I'm not familiar with what these files are supposed to look like, but it appears that rsyslog is being restarted (reloaded?), which is what the log files suggested.

The logging for my program is handled with the python logging module. Specifically, I use logging.getlogger() and add a RotatingFileHandler to that. I'm not familiar with the details of logging, so I'm not sure how I would know if this is using whatever it is that logrotate kills. Replacing this logging would be very time consuming, so I'd rather consider other options.

With options reduced... Go for better options...

Hello again.

Just a thought, but comment out the compress option in the syslog rotate. It DOES only keep 7 rotates of the log, so compress (which is the slowest portion of the operation) would be the thing killing your operation, likely... Syslog's restart shouldn't take more than a couple of seconds at most. Unless, of course, you're running this on a 486 rig. :-D

Probably the best option, then, provided you are still having the issue at the new time and without compress, is to consider disabling the logrotate for the syslog.
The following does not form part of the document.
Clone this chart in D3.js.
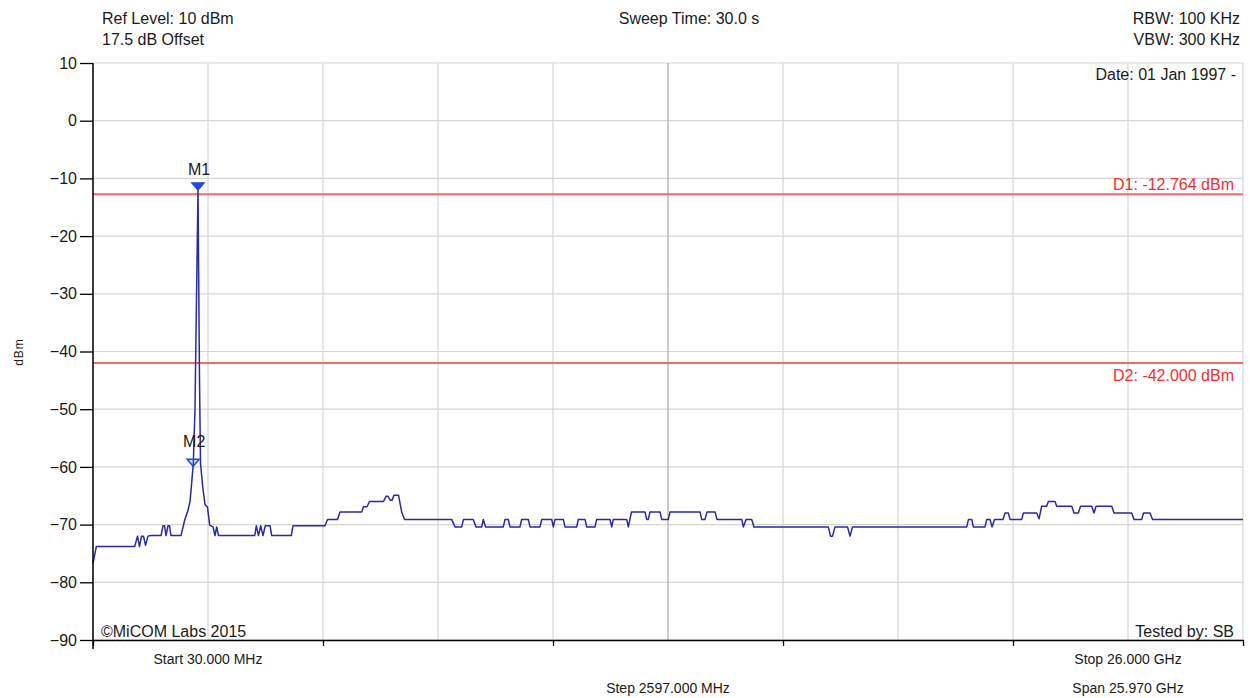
<!DOCTYPE html>
<html>
<head>
<meta charset="utf-8">
<script src="https://cdn.jsdelivr.net/npm/d3@7"></script>
<style>
  body { margin: 0; background: #fff; }
  svg text { font-family: "Liberation Sans", Arial, sans-serif; fill: #1a1a1a; }
</style>
</head>
<body>
<svg id="chart" width="1250" height="698"></svg>
<script>
// Spectrum sweep 30 MHz – 26 GHz, peak-hold trace
const freqGHz = [
  0.030, 0.105, 0.972, 1.035, 1.080, 1.125, 1.170, 1.216, 1.272, 1.329,
  1.566, 1.611, 1.645, 1.679, 1.724, 1.758, 1.791, 2.017, 2.101, 2.175,
  2.221, 2.254, 2.295, 2.333, 2.401, 2.435, 2.458, 2.507, 2.559, 2.616,
  2.665, 2.740, 2.785, 2.823, 2.864, 3.682, 3.718, 3.767, 3.817, 3.869,
  3.921, 4.027, 4.066, 4.508, 4.547, 5.269, 5.326, 5.552, 5.608, 6.098,
  6.139, 6.218, 6.274, 6.590, 6.647, 6.692, 6.748, 6.782, 6.827, 6.929,
  7.001, 7.065, 8.131, 8.205, 8.356, 8.397, 8.618, 8.679, 8.808, 8.844,
  8.894, 9.296, 9.334, 9.409, 9.447, 9.673, 9.711, 9.860, 9.899, 10.125,
  10.163, 10.389, 10.425, 10.463, 10.651, 10.689, 10.953, 10.990, 11.141, 11.179,
  11.367, 11.405, 11.705, 11.744, 11.780, 12.082, 12.119, 12.191, 12.496, 12.534,
  12.570, 12.609, 12.835, 12.873, 13.022, 13.060, 13.738, 13.776, 13.851, 13.896,
  14.077, 14.122, 14.680, 14.716, 14.777, 14.905, 14.957, 16.635, 16.685, 16.730,
  16.787, 17.069, 17.125, 17.182, 19.761, 19.801, 19.874, 19.910, 20.174, 20.213,
  20.287, 20.332, 20.389, 20.581, 20.626, 20.700, 20.739, 21.003, 21.039, 21.342,
  21.394, 21.454, 21.567, 21.604, 21.755, 21.793, 22.132, 22.184, 22.281, 22.331,
  22.584, 22.636, 22.681, 23.035, 23.087, 23.487, 23.539, 23.713, 23.753, 23.900,
  23.957, 26.000
];
const levelDbm = [
  -76.7, -73.8, -73.8, -72.0, -73.8, -72.0, -72.0, -73.6, -72.0, -71.9,
  -71.9, -70.2, -70.2, -71.9, -70.2, -70.2, -71.9, -71.9, -69.2, -67.5,
  -66.0, -63.2, -59.4, -50.0, -12.0, -45.0, -59.4, -63.4, -66.5, -67.0,
  -70.1, -70.4, -71.9, -70.4, -71.9, -71.9, -70.2, -71.9, -70.2, -71.9,
  -70.2, -70.2, -71.9, -71.9, -70.2, -70.2, -69.1, -69.1, -67.8, -67.8,
  -66.9, -66.9, -66.0, -66.0, -65.1, -65.1, -65.8, -65.8, -64.9, -64.9,
  -67.8, -69.1, -69.1, -70.4, -70.4, -69.1, -69.1, -70.4, -70.4, -69.1,
  -70.4, -70.4, -69.1, -69.1, -70.4, -70.4, -69.1, -69.1, -70.4, -70.4,
  -69.1, -69.1, -70.4, -69.1, -69.1, -70.4, -70.4, -69.1, -69.1, -70.4,
  -70.4, -69.1, -69.1, -70.4, -69.1, -69.1, -70.4, -67.8, -67.8, -69.1,
  -69.1, -67.8, -67.8, -69.1, -69.1, -67.8, -67.8, -69.1, -69.1, -67.8,
  -67.8, -69.1, -69.1, -70.4, -69.1, -69.1, -70.4, -70.4, -72.0, -72.0,
  -70.4, -70.4, -72.0, -70.4, -70.4, -69.1, -69.1, -70.4, -70.4, -69.1,
  -69.1, -70.4, -69.1, -69.1, -68.0, -68.0, -69.1, -69.1, -68.0, -68.0,
  -69.0, -66.8, -66.8, -66.0, -66.0, -66.8, -66.8, -68.0, -68.0, -66.8,
  -66.8, -68.0, -66.8, -66.8, -68.0, -68.0, -69.1, -69.1, -68.0, -68.0,
  -69.1, -69.1
];

// Markers
const markerNames = ["M1", "M2"];
const markerFreqGHz = [2.401, 2.292];
const markerDbm = [-12.0, -59.9];
const markerFilled = [true, false];

// Display (limit) lines
const limitNames = ["D1", "D2"];
const limitDbm = [-12.764, -42.000];

// Axis setup
const startGHz = 0.030, stopGHz = 26.000, divisions = 10;
const stepGHz = (stopGHz - startGHz) / divisions;
const yTicks = [10, 0, -10, -20, -30, -40, -50, -60, -70, -80, -90];
const gridFreqs = d3.range(divisions + 1).map(i => startGHz + i * stepGHz);
const majorFreqs = gridFreqs.filter((d, i) => i % 2 === 0);

const headerLeft = ["Ref Level: 10 dBm", "17.5 dB Offset"];
const headerCenter = "Sweep Time: 30.0 s";
const headerRight = ["RBW: 100 KHz", "VBW: 300 KHz"];
const dateText = "Date: 01 Jan 1997 -";
const copyrightText = "\u00A9MiCOM Labs 2015";
const testedText = "Tested by: SB";
const footerTop = [["Start 30.000 MHz", 1], ["Stop 26.000 GHz", 9]];
const footerBottom = [["Step 2597.000 MHz", 5], ["Span 25.970 GHz", 9]];

const svg = d3.select("#chart");
const x = d3.scaleLinear().domain([startGHz, stopGHz]).range([93, 1243]);
const y = d3.scaleLinear().domain([-90, 10]).range([640, 63]);

// Grid
const grid = svg.append("g");
grid.selectAll("line.h").data(yTicks).join("line")
  .attr("x1", x(startGHz)).attr("x2", x(stopGHz))
  .attr("y1", d => y(d)).attr("y2", d => y(d))
  .attr("stroke", "#d6d6d6").attr("stroke-width", 1.2);
grid.selectAll("line.v").data(gridFreqs).join("line")
  .attr("x1", d => x(d)).attr("x2", d => x(d))
  .attr("y1", y(10)).attr("y2", y(-90))
  .attr("stroke", (d, i) => i === 5 ? "#a8a8a8" : "#d6d6d6")
  .attr("stroke-width", 1.2);

// Limit lines
limitDbm.forEach((v, i) => {
  svg.append("line")
    .attr("x1", x(startGHz)).attr("x2", x(stopGHz))
    .attr("y1", y(v)).attr("y2", y(v))
    .attr("stroke", "#f26a6a").attr("stroke-width", 2);
  svg.append("text")
    .attr("x", 1234).attr("y", i === 0 ? y(v) - 4 : y(v) + 18)
    .attr("text-anchor", "end").attr("font-size", 16)
    .style("fill", "#f03030")
    .text(`${limitNames[i]}: ${v.toFixed(3)} dBm`);
});

// Trace
const trace = freqGHz.map((f, i) => [f, levelDbm[i]]);
svg.append("path")
  .datum(trace)
  .attr("fill", "none")
  .attr("stroke", "#2a2aa0")
  .attr("stroke-width", 1.5)
  .attr("stroke-linejoin", "round")
  .attr("d", d3.line().x(d => x(d[0])).y(d => y(d[1])));

// Markers
markerNames.forEach((name, i) => {
  const mx = x(markerFreqGHz[i]), my = y(markerDbm[i]);
  svg.append("path")
    .attr("d", `M${mx - 6},${my - 7}L${mx + 6},${my - 7}L${mx},${my}Z`)
    .attr("fill", markerFilled[i] ? "#2246e0" : "rgba(80,110,240,0.25)")
    .attr("stroke", "#2246e0").attr("stroke-width", 1.5);
  svg.append("text")
    .attr("x", mx + 1).attr("y", my - (markerFilled[i] ? 15 : 19))
    .attr("text-anchor", "middle").attr("font-size", 16)
    .text(name);
});

// Axes
const yAxis = svg.append("g")
  .attr("transform", `translate(${x(startGHz)},0)`)
  .call(d3.axisLeft(y).tickValues(yTicks).tickSize(13).tickPadding(3).tickSizeOuter(0));
yAxis.select(".domain").attr("stroke", "#000").attr("stroke-width", 1.5)
  .attr("d", `M0,${y(10)}V${y(-90) + 9}`);
yAxis.selectAll(".tick line").attr("stroke", "#000").attr("stroke-width", 1.3);
yAxis.selectAll(".tick text").attr("font-size", 16)
  .attr("font-family", "Liberation Sans, Arial, sans-serif").style("fill", "#1a1a1a");

const xAxis = svg.append("g")
  .attr("transform", `translate(0,${y(-90)})`)
  .call(d3.axisBottom(x).tickValues(majorFreqs).tickSize(6).tickFormat("").tickSizeOuter(0));
xAxis.select(".domain").attr("stroke", "#000").attr("stroke-width", 1.5);
xAxis.selectAll(".tick line").attr("stroke", "#000").attr("stroke-width", 1.3);

// Y-axis title
svg.append("text")
  .attr("transform", "translate(23,352) rotate(-90)")
  .attr("text-anchor", "middle").attr("font-size", 12)
  .attr("letter-spacing", 1)
  .text("dBm");

// Header texts
headerLeft.forEach((t, i) => {
  svg.append("text").attr("x", 102).attr("y", 24 + i * 21)
    .attr("font-size", 16).text(t);
});
svg.append("text").attr("x", 689).attr("y", 24)
  .attr("text-anchor", "middle").attr("font-size", 16).text(headerCenter);
headerRight.forEach((t, i) => {
  svg.append("text").attr("x", 1240).attr("y", 24 + i * 21)
    .attr("text-anchor", "end").attr("font-size", 16).text(t);
});
svg.append("text").attr("x", 1236).attr("y", 80)
  .attr("text-anchor", "end").attr("font-size", 16).text(dateText);

// In-plot annotations
svg.append("text").attr("x", 101).attr("y", 637)
  .attr("font-size", 16).text(copyrightText);
svg.append("text").attr("x", 1234).attr("y", 637)
  .attr("text-anchor", "end").attr("font-size", 16).text(testedText);

// Footer labels
footerTop.forEach(([t, k]) => {
  svg.append("text").attr("x", x(gridFreqs[k])).attr("y", 664)
    .attr("text-anchor", "middle").attr("font-size", 14).text(t);
});
footerBottom.forEach(([t, k]) => {
  svg.append("text").attr("x", x(gridFreqs[k])).attr("y", 693)
    .attr("text-anchor", "middle").attr("font-size", 14).text(t);
});
</script>
</body>
</html>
As I mentioned before, this is definitely non-optimal. However, if you disable it for a week or two and check the log file size vs. your free space you may find that you're ok.

Often people over-provision their space (the best option for maintaining quality in MOST linux filesystems), if you have done so and your /var/log containing partition is of sufficient size to handle your syslog not rotating as often, you may wish to move the syslog rotation to annual or monthly at a time where you will not be bothered by the skippage. Depending on your operations you may find that this is suitable for even weekly (Sunday night or whatever).

Again, I hope this helps.

I've commented out compress and delaycompress and hopefully that will make enough of a difference that we won't have to make any more drastic changes. Since this machine is really only responsible for running our program and running ntpdate, I think we could easily set it to rotate weekly as well.

For now, I'm leaving for a week of vacation. I'll let you know what I find when I get back.

Thanks again.

-Ben

NUDGE

Ben, how is it working now?

I'm guessing we go with the IT motto that no news is good news, but I'd like to hear for certain if it's not too much trouble...

Thanks,

Lyle

Your guess is mostly correct. Commenting out those lines didn't make a significant difference, so we decided to go a slightly different route, but this requires a little explanation:

The reason that we needed every ten second reading is because our old website and scripts (which we don't have time to update right now) expect to find a file every minute that contains six readings. We wanted the six readings to be every ten seconds, but there's no requirement that they are, only that they represent a minute. So in our main loop we wrote a line that checks to see if we have as many ten second readings as we should based on how far into the minute we are. If we don't have enough readings, we'll take more readings until we catch up to the expected value. This way every minute will have six readings, even when the daily cron jobs run, and the vast majority of these readings will be evenly spaced.

Here's the basic code behind it:

Code:

if (int(time.time())%60/5%11+1)/2 != self.counter:

        timeLeft = 0

else:

        timeLeft = (Config.UPDATE_FREQUENCY/2-(time.time()%Config.UPDATE_FREQUENCY))%Config.UPDATE_FREQUENCY

time.sleep(timeLeft)

self.getData()

So, we didn't really fix the original error, we just accommodated it. I go back to school in a week, but I'll probably be working on this project again over winter break and may take another go at it then. Thanks again for your help.